Additionally, the things you notice and can process in the act of listening to a paper presentation versus reading a paper (red pen in hand, so to speak) are vastly different. How many times have you heard a presentation you were enthusiastic about, but then had serious critiques of after taking the time to read the actual manuscript?

Of course, these are just my critiques thrown out from the nebula of internet anonymity, so it's possible your post is actually brilliant beyond compare or critique ;)

Amanda

I've gotten very harsh feedback at conferences, and I've seen many others get that, too. But I think it depends a lot on the kind of person you are and how you present. I have theories as to why, but some people are just easier to criticize to their face than others. Still, I don't think it is controversial that philosophers give very negative criticism at conferences.

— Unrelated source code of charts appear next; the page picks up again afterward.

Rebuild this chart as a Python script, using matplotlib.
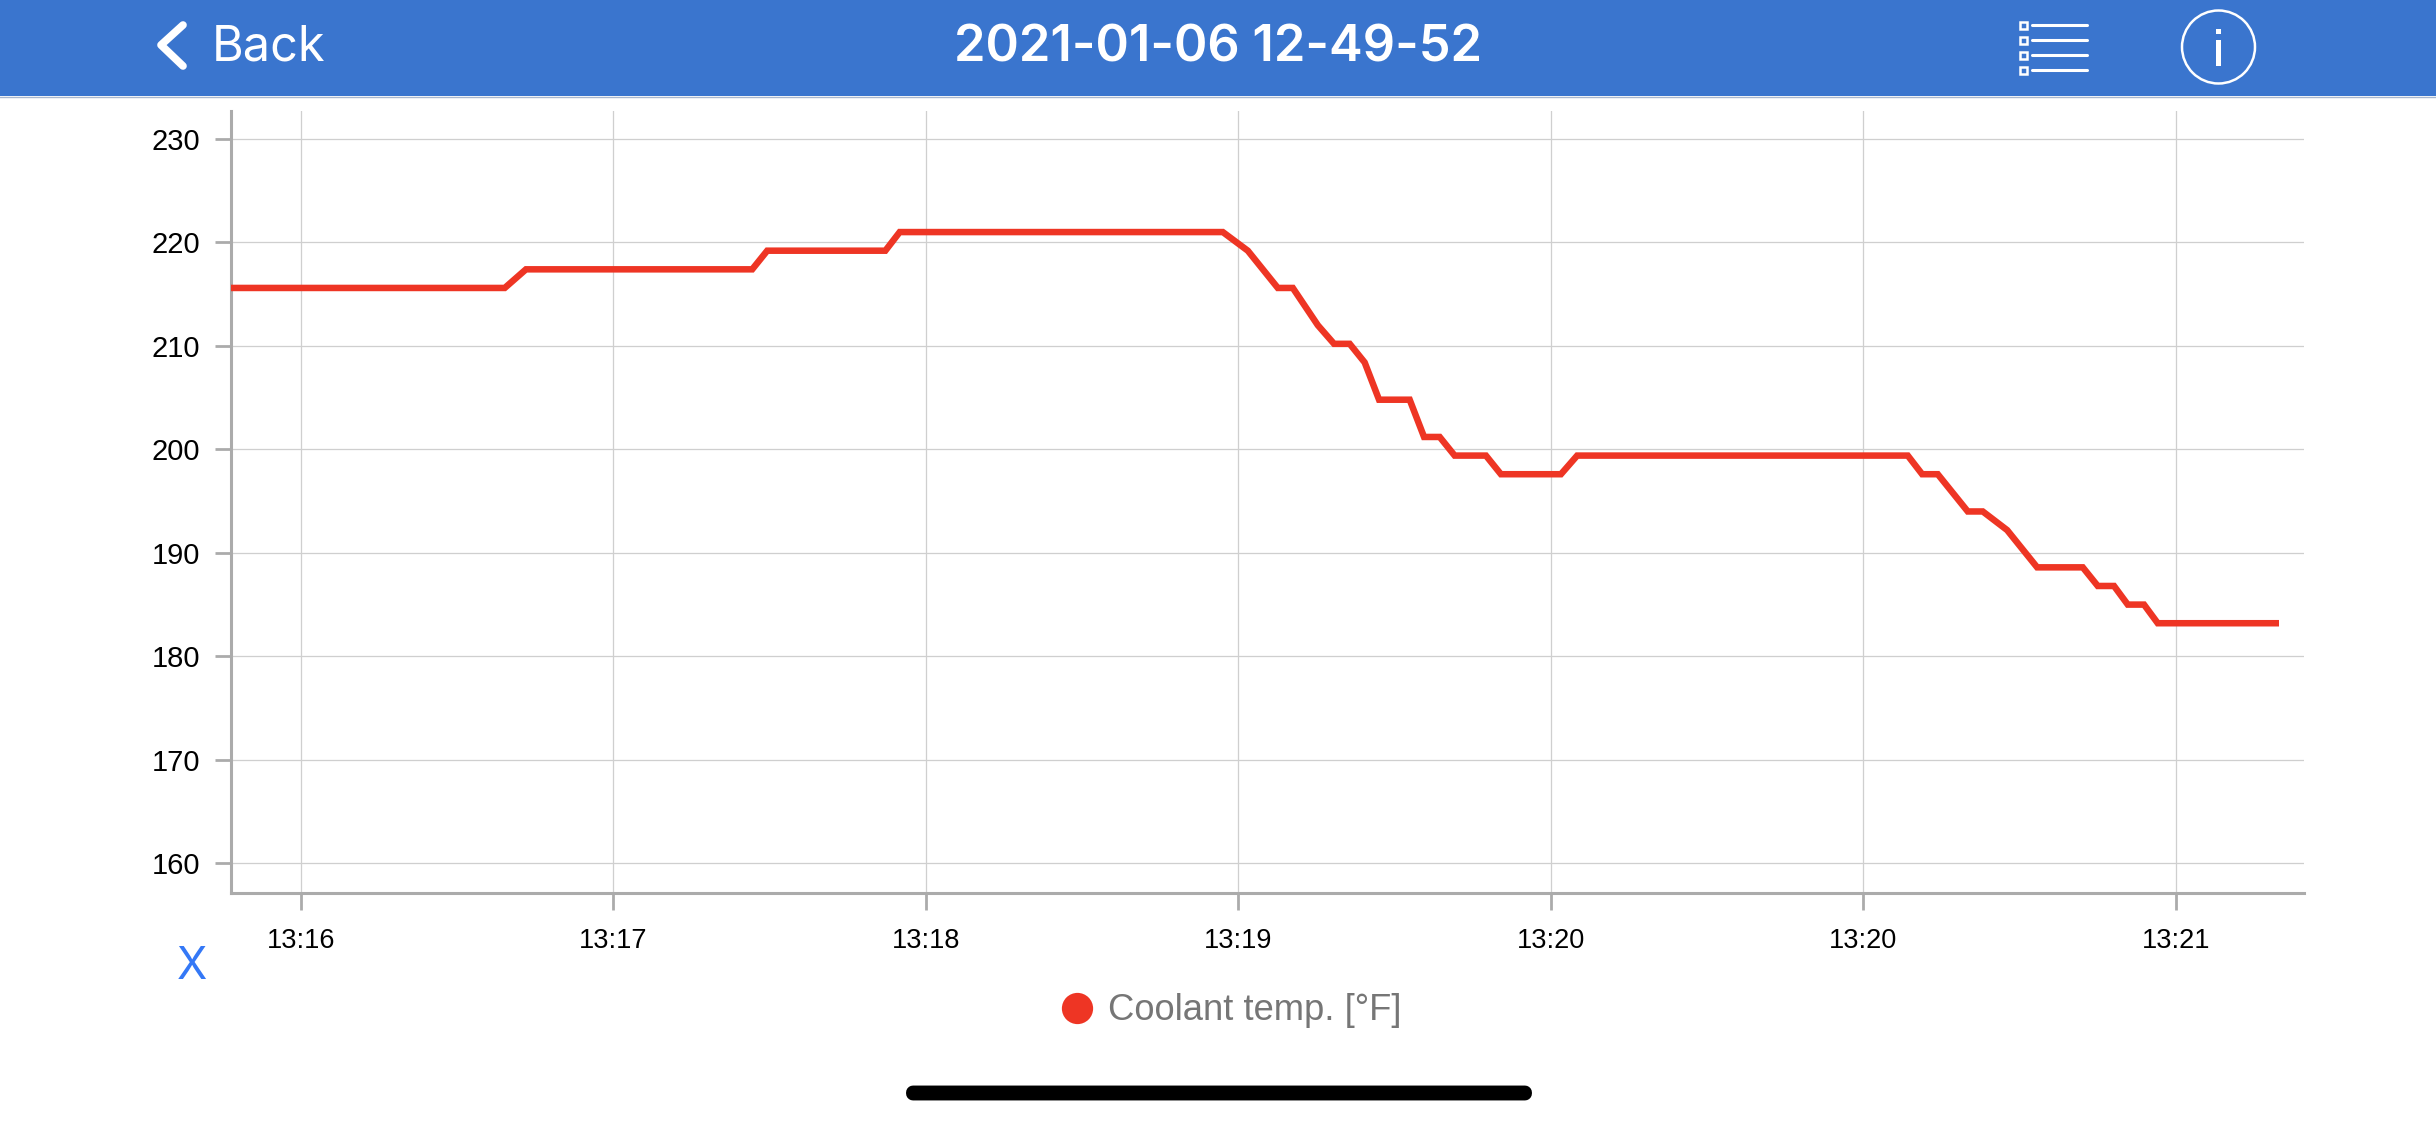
import matplotlib
matplotlib.use('Agg')
import matplotlib.pyplot as plt
from matplotlib.lines import Line2D
from matplotlib.patches import Circle, FancyBboxPatch, Rectangle

# seconds after 13:16:00
time_s = [33.8, 77.6, 81.0, 117.2, 119.6, 138.5, 140.8, 192.5, 196.5, 201.3,
          203.7, 207.7, 210.3, 212.8, 215.2, 217.5, 222.4, 224.7, 227.2, 229.6,
          234.6, 237.0, 246.6, 249.2, 302.1, 304.4, 306.9, 311.7, 314.1, 318.0,
          322.8, 330.1, 332.5, 335.1, 337.3, 339.9, 342.1, 361.5]
coolant_f = [215.6, 215.6, 217.4, 217.4, 219.2, 219.2, 221.0, 221.0, 219.2, 215.6,
             215.6, 212.0, 210.2, 210.2, 208.4, 204.8, 204.8, 201.2, 201.2, 199.4,
             199.4, 197.6, 197.6, 199.4, 199.4, 197.6, 197.6, 194.0, 194.0, 192.2,
             188.6, 188.6, 186.8, 186.8, 185.0, 185.0, 183.2, 183.2]

x_ticks = [45, 95, 145, 195, 245, 295, 345]
x_labels = ['13:16', '13:17', '13:18', '13:19', '13:20', '13:20', '13:21']
y_ticks = [160, 170, 180, 190, 200, 210, 220, 230]

W, H = 2436, 1125
HEADER = '#3A75CE'
AXIS = '#ABABAB'
GRID = '#CFCFCF'
RED = '#EE3524'

plt.rcParams['font.family'] = ['Liberation Sans', 'DejaVu Sans']

fig = plt.figure(figsize=(W / 100, H / 100), dpi=100, facecolor='white')

# plot area in pixels: left 231, right 2304, top 111, bottom 893
ax = fig.add_axes([231 / W, 1 - 893 / H, (2304 - 231) / W, (893 - 111) / H])
ax.plot(time_s, coolant_f, color=RED, lw=4.7, solid_joinstyle='miter', solid_capstyle='butt', zorder=3)
ax.set_xlim(33.8, 365.5)
ax.set_ylim(157.13, 232.7)
ax.set_xticks(x_ticks)
ax.set_xticklabels(x_labels)
ax.set_yticks(y_ticks)
ax.grid(True, color=GRID, lw=0.9)
ax.set_axisbelow(True)
ax.tick_params(axis='x', length=12.5, width=2, color=AXIS, labelsize=19.5, pad=13)
ax.tick_params(axis='y', length=11.5, width=2, color=AXIS, labelsize=21, pad=10.5)
ax.spines['top'].set_visible(False)
ax.spines['right'].set_visible(False)
ax.spines['left'].set_color(AXIS)
ax.spines['bottom'].set_color(AXIS)
ax.spines['left'].set_linewidth(2.2)
ax.spines['bottom'].set_linewidth(2.2)

handle = Line2D([], [], ls='none', marker='o', ms=22.5, color=RED, mew=0)
ax.legend([handle], ['Coolant temp. [°F]'], loc='center', bbox_to_anchor=(1230.5 / W, 1 - 1011 / H),
          bbox_transform=fig.transFigure, frameon=False, fontsize=26.2, labelcolor='#767676',
          handletextpad=0.36, handlelength=1.0, borderpad=0)

# app chrome, drawn in pixel coordinates
ui = fig.add_axes([0, 0, 1, 1], facecolor='none')
ui.set_xlim(0, W)
ui.set_ylim(H, 0)
ui.axis('off')
ui.add_patch(Rectangle((0, 0), W, 96, color=HEADER, lw=0))
ui.plot([0, W], [96.5, 96.5], color='#A9B8CF', lw=1)

ui.plot([183, 161, 183], [25, 45, 66], color='white', lw=5.5, solid_capstyle='round', solid_joinstyle='round')
ui.text(212, 47.5, 'Back', color='white', fontsize=35, family=['Inter', 'DejaVu Sans'], weight='normal',
        ha='left', va='center')
ui.text(1218, 48, '2021-01-06 12-49-52', color='white', fontsize=36.5, family=['Inter', 'DejaVu Sans'],
        weight='semibold', ha='center', va='center')

# list icon
for y in [25, 40, 55, 70]:
    ui.add_patch(Rectangle((2020, y - 3.5), 7, 7, fc=HEADER, ec='white', lw=1.8))
    ui.plot([2032, 2087], [y, y], color='white', lw=2.2, solid_capstyle='round')

# info icon
ui.add_patch(Circle((2218.5, 47), 36.5, fc='none', ec='white', lw=1.8))
ui.add_patch(Rectangle((2216, 29), 5, 5, fc='white', lw=0))
ui.add_patch(Rectangle((2216, 40), 5, 26, fc='white', lw=0))

ui.text(192, 967, 'X', color='#3478F6', fontsize=32, family=['Inter', 'DejaVu Sans'], weight='normal',
        ha='center', va='center')
ui.add_patch(FancyBboxPatch((913, 1092.5), 612, 1, boxstyle='round,pad=0,rounding_size=0', fc='black', ec='black',
                            lw=10, joinstyle='round'))

fig.savefig('out.png', dpi=100)
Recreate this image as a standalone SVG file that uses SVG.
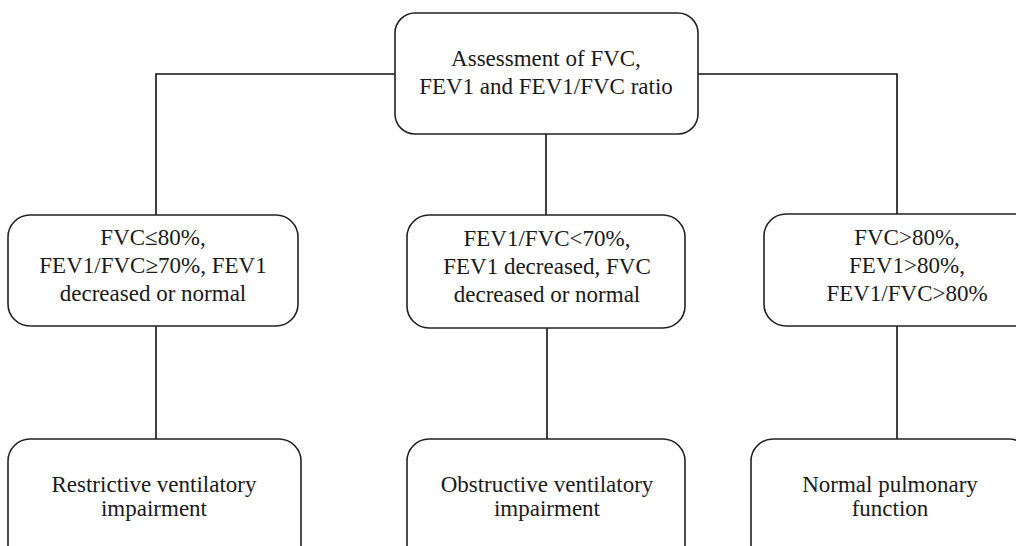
<svg xmlns="http://www.w3.org/2000/svg" width="1016" height="546" viewBox="0 0 1016 546">
<style>
.box{fill:#fff;stroke:#222;stroke-width:1.6}
.t{font-family:'Liberation Serif','DejaVu Serif','Noto Serif',serif;font-size:23px;fill:#1a1a1a;text-anchor:middle}
.c{fill:none;stroke:#111;stroke-width:1.6}
</style>
<rect width="1016" height="546" fill="#fff"/>
<g id="connectors">
<polyline class="c" points="156,215 156,74 395,74"/>
<polyline class="c" points="698,74 897,74 897,214"/>
<line class="c" x1="546" y1="134" x2="546" y2="215"/>
<line class="c" x1="156" y1="326" x2="156" y2="439"/>
<line class="c" x1="547" y1="328" x2="547" y2="439"/>
<line class="c" x1="897" y1="326" x2="897" y2="446"/>
</g>
<g id="assessment">
<rect class="box" x="395" y="13" width="303" height="121" rx="20"/>
<text class="t" x="546" y="66">Assessment of FVC,</text>
<text class="t" x="546" y="94">FEV1 and FEV1/FVC ratio</text>
</g>
<g id="restrictive-criteria">
<rect class="box" x="8" y="215" width="290" height="111" rx="22"/>
<text class="t" x="153" y="245">FVC≤80%,</text>
<text class="t" x="153" y="273">FEV1/FVC≥70%, FEV1</text>
<text class="t" x="153" y="301">decreased or normal</text>
</g>
<g id="obstructive-criteria">
<rect class="box" x="407" y="215" width="278" height="113" rx="22"/>
<text class="t" x="547" y="246">FEV1/FVC&lt;70%,</text>
<text class="t" x="547" y="274">FEV1 decreased, FVC</text>
<text class="t" x="547" y="302">decreased or normal</text>
</g>
<g id="normal-criteria">
<rect class="box" x="764" y="214" width="290" height="112" rx="22"/>
<text class="t" x="907" y="245">FVC&gt;80%,</text>
<text class="t" x="907" y="273">FEV1&gt;80%,</text>
<text class="t" x="907" y="301">FEV1/FVC&gt;80%</text>
</g>
<g id="restrictive">
<rect class="box" x="8" y="439" width="293" height="130" rx="22"/>
<text class="t" x="154" y="492">Restrictive ventilatory</text>
<text class="t" x="154" y="516">impairment</text>
</g>
<g id="obstructive">
<rect class="box" x="407" y="439" width="278" height="130" rx="22"/>
<text class="t" x="547" y="492">Obstructive ventilatory</text>
<text class="t" x="547" y="516">impairment</text>
</g>
<g id="normal">
<rect class="box" x="751" y="439" width="280" height="130" rx="22"/>
<text class="t" x="890" y="492">Normal pulmonary</text>
<text class="t" x="890" y="516">function</text>
</g>
</svg>
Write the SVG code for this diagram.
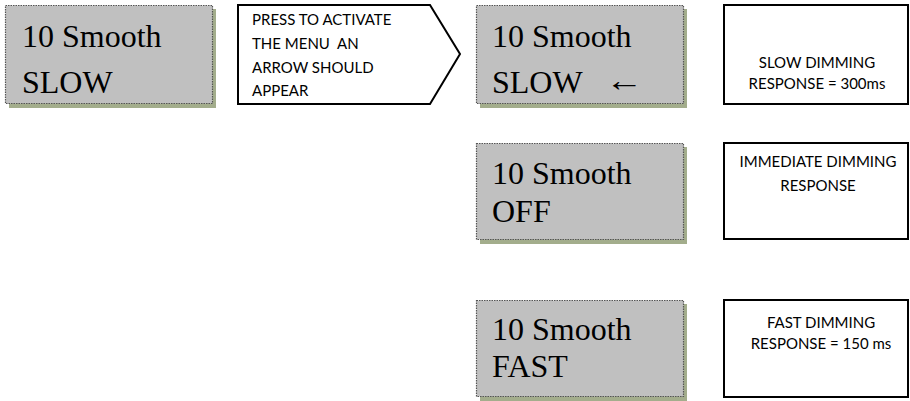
<svg xmlns="http://www.w3.org/2000/svg" width="910" height="401" viewBox="0 0 910 401">
<style>
.shadow{fill:#a3ad8c}
.lcd{fill:#c0c0c0;stroke:#555;stroke-width:1.2;stroke-dasharray:1.5 1}
.lcdt{font-family:"Liberation Serif","Times New Roman",serif;font-size:32px;fill:#000}
.note{fill:#fff;stroke:#000;stroke-width:2}
.nt{font-family:Lato,"Open Sans","Liberation Sans",sans-serif;font-size:15px;fill:#000;white-space:pre}
.ntc{font-family:Lato,"Open Sans","Liberation Sans",sans-serif;font-size:15px;fill:#000;text-anchor:middle}
</style>
<rect width="910" height="401" fill="#fff"/>
<g id="lcd-slow">
<rect class="shadow" x="9" y="9" width="207" height="99"/>
<rect class="lcd" x="5.5" y="5.5" width="207" height="98"/>
<text class="lcdt" x="22" y="47">10 Smooth</text>
<text class="lcdt" x="22" y="93">SLOW</text>
</g>
<g id="press-note">
<polygon class="note" points="238,5 430,5 460,54 430,104 238,104"/>
<text class="nt" x="252" y="25">PRESS TO ACTIVATE</text>
<text class="nt" x="252" y="49" xml:space="preserve">THE MENU  AN</text>
<text class="nt" x="252" y="73">ARROW SHOULD</text>
<text class="nt" x="252" y="96">APPEAR</text>
</g>
<g id="lcd-slow-arrow">
<rect class="shadow" x="480" y="9" width="207" height="99"/>
<rect class="lcd" x="476.5" y="5.5" width="207" height="98"/>
<text class="lcdt" x="492" y="47">10 Smooth</text>
<text class="lcdt" x="492" y="93">SLOW</text>
<text class="lcdt" x="605" y="91" textLength="38" lengthAdjust="spacingAndGlyphs">←</text>
</g>
<g id="slow-desc">
<rect class="note" x="724" y="5" width="184" height="99"/>
<text class="ntc" x="817" y="68">SLOW DIMMING</text>
<text class="ntc" x="817" y="89">RESPONSE = 300ms</text>
</g>
<g id="lcd-off">
<rect class="shadow" x="480" y="147" width="207" height="97"/>
<rect class="lcd" x="476.5" y="143.5" width="207" height="96"/>
<text class="lcdt" x="492" y="184">10 Smooth</text>
<text class="lcdt" x="492" y="222">OFF</text>
</g>
<g id="off-desc">
<rect class="note" x="724" y="143" width="184" height="96"/>
<text class="ntc" x="818" y="167">IMMEDIATE DIMMING</text>
<text class="ntc" x="818" y="191">RESPONSE</text>
</g>
<g id="lcd-fast">
<rect class="shadow" x="480" y="304" width="207" height="97"/>
<rect class="lcd" x="476.5" y="300.5" width="207" height="96"/>
<text class="lcdt" x="492" y="340">10 Smooth</text>
<text class="lcdt" x="492" y="377">FAST</text>
</g>
<g id="fast-desc">
<rect class="note" x="724" y="300" width="184" height="97"/>
<text class="ntc" x="821" y="328">FAST DIMMING</text>
<text class="ntc" x="821" y="349">RESPONSE = 150 ms</text>
</g>
<g id="connectors"></g>
</svg>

I do agree that conference comments are more positive compared to journal reviews, and that seeing a person face to face explains that. But the bar is very, very, low for journal positivity. I also don't think that anonymity and harshness gives us more reason to think that the harsh review is accurate.

Recently I've had the chance to read the reviews of the same paper that I myself reviewed, i.e. I read the other report from the other reviewer. This has been so eye opening to me. Because with my own work, I can never trust, completely, my own assessment that the report was unfair. Yet after reading the reports on other people's papers, I got the odd sense of comfort, along with despair, in knowing just how completely epistemically unjustified, and plain mean, that comments of journal reviewers can be. I guess it's not just me!

I think when you have to show your criticism publicly, you are far less likely to give shoddy criticism, i.e criticism that shows you didn't read closely, and much less likely to be mean. I would be in favor of publishing reviewer rejections. Yes, I get the disincentive. And it will never happen. But I support it, theoretically.